__Requirement__
All the data below goes into the copy word for word, but the pictures don't.

__Data extract__

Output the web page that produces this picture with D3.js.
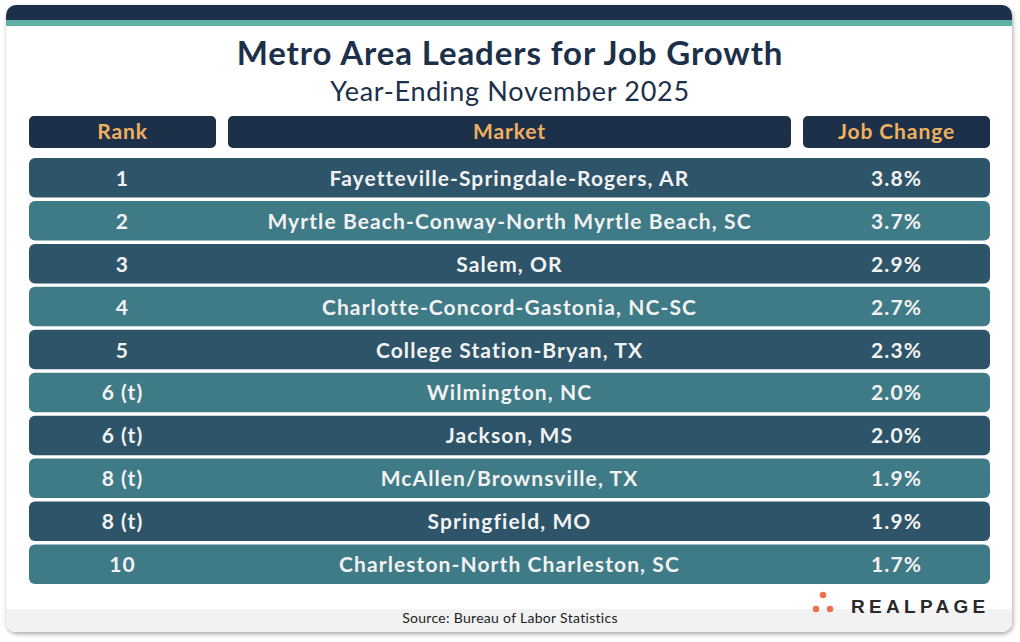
<!DOCTYPE html><html><head><meta charset="utf-8">
<script src="https://cdn.jsdelivr.net/npm/d3@7/dist/d3.min.js"></script>
<style>body{margin:0;background:#fff}svg{display:block}text{font-family:Lato,sans-serif}</style></head><body>
<svg id="c" width="1020" height="642"></svg>
<script>
const ranks=["1","2","3","4","5","6 (t)","6 (t)","8 (t)","8 (t)","10"];
const markets=["Fayetteville-Springdale-Rogers, AR","Myrtle Beach-Conway-North Myrtle Beach, SC","Salem, OR","Charlotte-Concord-Gastonia, NC-SC","College Station-Bryan, TX","Wilmington, NC","Jackson, MS","McAllen/Brownsville, TX","Springfield, MO","Charleston-North Charleston, SC"];
const jobChange=[3.8,3.7,2.9,2.7,2.3,2.0,2.0,1.9,1.9,1.7];
const headers=["Rank","Market","Job Change"];
const svg=d3.select("#c");
const defs=svg.append("defs");
const f=defs.append("filter").attr("id","sh").attr("x","-5%").attr("y","-5%").attr("width","110%").attr("height","110%");
f.append("feDropShadow").attr("dx",1).attr("dy",2).attr("stdDeviation",2).attr("flood-color","#000").attr("flood-opacity",0.35);
const cp=defs.append("clipPath").attr("id","card");
cp.append("rect").attr("x",6).attr("y",5).attr("width",1006).attr("height",627).attr("rx",10);
svg.append("rect").attr("x",6).attr("y",5).attr("width",1006).attr("height",627).attr("rx",10).attr("fill","#fff").attr("filter","url(#sh)");
const g=svg.append("g").attr("clip-path","url(#card)");
g.append("rect").attr("x",6).attr("y",5).attr("width",1006).attr("height",16).attr("fill","#1c3049");
g.append("rect").attr("x",6).attr("y",20).attr("width",1006).attr("height",6).attr("fill","#5fb0a4");
g.append("rect").attr("x",6).attr("y",609).attr("width",1006).attr("height",30).attr("fill","#f2f2f2");
svg.append("text").attr("x",510).attr("y",65).attr("text-anchor","middle").attr("font-size",33).attr("letter-spacing",0.9).attr("font-weight",700).attr("fill","#1c3049").text("Metro Area Leaders for Job Growth");
svg.append("text").attr("x",510).attr("y",101).attr("text-anchor","middle").attr("font-size",27).attr("letter-spacing",0.7).attr("fill","#1c3049").text("Year-Ending November 2025");
const cols=[{x:29,w:187},{x:228,w:563},{x:803,w:187}];
headers.forEach((h,i)=>{
 svg.append("rect").attr("x",cols[i].x).attr("y",116).attr("width",cols[i].w).attr("height",32).attr("rx",5).attr("fill","#1c3049");
 svg.append("text").attr("x",cols[i].x+cols[i].w/2).attr("y",139).attr("text-anchor","middle").attr("font-size",21).attr("letter-spacing",0.9).attr("font-weight",700).attr("fill","#f0b05e").text(h);
});
const y=d3.scaleBand().domain(d3.range(ranks.length)).range([158,584]).paddingInner(0.08).paddingOuter(0);
ranks.forEach((r,i)=>{
 const yy=y(i),h=y.bandwidth();
 svg.append("rect").attr("x",29).attr("y",yy).attr("width",961).attr("height",h).attr("rx",6).attr("fill",i%2?"#3f7a87":"#2d5468");
 const vals=[r,markets[i],jobChange[i].toFixed(1)+"%"];
 vals.forEach((v,j)=>svg.append("text").attr("x",cols[j].x+cols[j].w/2).attr("y",yy+h/2+8).attr("text-anchor","middle").attr("font-size",21).attr("letter-spacing",1.1).attr("font-weight",700).attr("fill","#f2f2f2").text(v));
});
svg.append("text").attr("x",510).attr("y",623).attr("text-anchor","middle").attr("font-size",14).attr("letter-spacing",0.3).attr("fill","#222").text("Source: Bureau of Labor Statistics");
[[823,595],[816,609],[830,609]].forEach(p=>svg.append("circle").attr("cx",p[0]).attr("cy",p[1]).attr("r",3.2).attr("fill","#ef6f4f"));
svg.append("text").attr("x",851).attr("y",613).attr("font-size",19).attr("font-weight",700).attr("letter-spacing",4.3).attr("fill","#2a2a2a").style("font-family","'Liberation Sans',sans-serif").text("REALPAGE");
</script></body></html>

__Completed task__
Output the web page that produces this picture with D3.js.
<!DOCTYPE html><html><head><meta charset="utf-8">
<script src="https://cdn.jsdelivr.net/npm/d3@7/dist/d3.min.js"></script>
<style>body{margin:0;background:#fff}svg{display:block}text{font-family:Lato,sans-serif}</style></head><body>
<svg id="c" width="1020" height="642"></svg>
<script>
const ranks=["1","2","3","4","5","6 (t)","6 (t)","8 (t)","8 (t)","10"];
const markets=["Fayetteville-Springdale-Rogers, AR","Myrtle Beach-Conway-North Myrtle Beach, SC","Salem, OR","Charlotte-Concord-Gastonia, NC-SC","College Station-Bryan, TX","Wilmington, NC","Jackson, MS","McAllen/Brownsville, TX","Springfield, MO","Charleston-North Charleston, SC"];
const jobChange=[3.8,3.7,2.9,2.7,2.3,2.0,2.0,1.9,1.9,1.7];
const headers=["Rank","Market","Job Change"];
const svg=d3.select("#c");
const defs=svg.append("defs");
const f=defs.append("filter").attr("id","sh").attr("x","-5%").attr("y","-5%").attr("width","110%").attr("height","110%");
f.append("feDropShadow").attr("dx",1).attr("dy",2).attr("stdDeviation",2).attr("flood-color","#000").attr("flood-opacity",0.35);
const cp=defs.append("clipPath").attr("id","card");
cp.append("rect").attr("x",6).attr("y",5).attr("width",1006).attr("height",627).attr("rx",10);
svg.append("rect").attr("x",6).attr("y",5).attr("width",1006).attr("height",627).attr("rx",10).attr("fill","#fff").attr("filter","url(#sh)");
const g=svg.append("g").attr("clip-path","url(#card)");
g.append("rect").attr("x",6).attr("y",5).attr("width",1006).attr("height",16).attr("fill","#1c3049");
g.append("rect").attr("x",6).attr("y",20).attr("width",1006).attr("height",6).attr("fill","#5fb0a4");
g.append("rect").attr("x",6).attr("y",609).attr("width",1006).attr("height",30).attr("fill","#f2f2f2");
svg.append("text").attr("x",510).attr("y",65).attr("text-anchor","middle").attr("font-size",33).attr("letter-spacing",0.9).attr("font-weight",700).attr("fill","#1c3049").text("Metro Area Leaders for Job Growth");
svg.append("text").attr("x",510).attr("y",101).attr("text-anchor","middle").attr("font-size",27).attr("letter-spacing",0.7).attr("fill","#1c3049").text("Year-Ending November 2025");
const cols=[{x:29,w:187},{x:228,w:563},{x:803,w:187}];
headers.forEach((h,i)=>{
 svg.append("rect").attr("x",cols[i].x).attr("y",116).attr("width",cols[i].w).attr("height",32).attr("rx",5).attr("fill","#1c3049");
 svg.append("text").attr("x",cols[i].x+cols[i].w/2).attr("y",139).attr("text-anchor","middle").attr("font-size",21).attr("letter-spacing",0.9).attr("font-weight",700).attr("fill","#f0b05e").text(h);
});
const y=d3.scaleBand().domain(d3.range(ranks.length)).range([158,584]).paddingInner(0.08).paddingOuter(0);
ranks.forEach((r,i)=>{
 const yy=y(i),h=y.bandwidth();
 svg.append("rect").attr("x",29).attr("y",yy).attr("width",961).attr("height",h).attr("rx",6).attr("fill",i%2?"#3f7a87":"#2d5468");
 const vals=[r,markets[i],jobChange[i].toFixed(1)+"%"];
 vals.forEach((v,j)=>svg.append("text").attr("x",cols[j].x+cols[j].w/2).attr("y",yy+h/2+8).attr("text-anchor","middle").attr("font-size",21).attr("letter-spacing",1.1).attr("font-weight",700).attr("fill","#f2f2f2").text(v));
});
svg.append("text").attr("x",510).attr("y",623).attr("text-anchor","middle").attr("font-size",14).attr("letter-spacing",0.3).attr("fill","#222").text("Source: Bureau of Labor Statistics");
[[823,595],[816,609],[830,609]].forEach(p=>svg.append("circle").attr("cx",p[0]).attr("cy",p[1]).attr("r",3.2).attr("fill","#ef6f4f"));
svg.append("text").attr("x",851).attr("y",613).attr("font-size",19).attr("font-weight",700).attr("letter-spacing",4.3).attr("fill","#2a2a2a").style("font-family","'Liberation Sans',sans-serif").text("REALPAGE");
</script></body></html>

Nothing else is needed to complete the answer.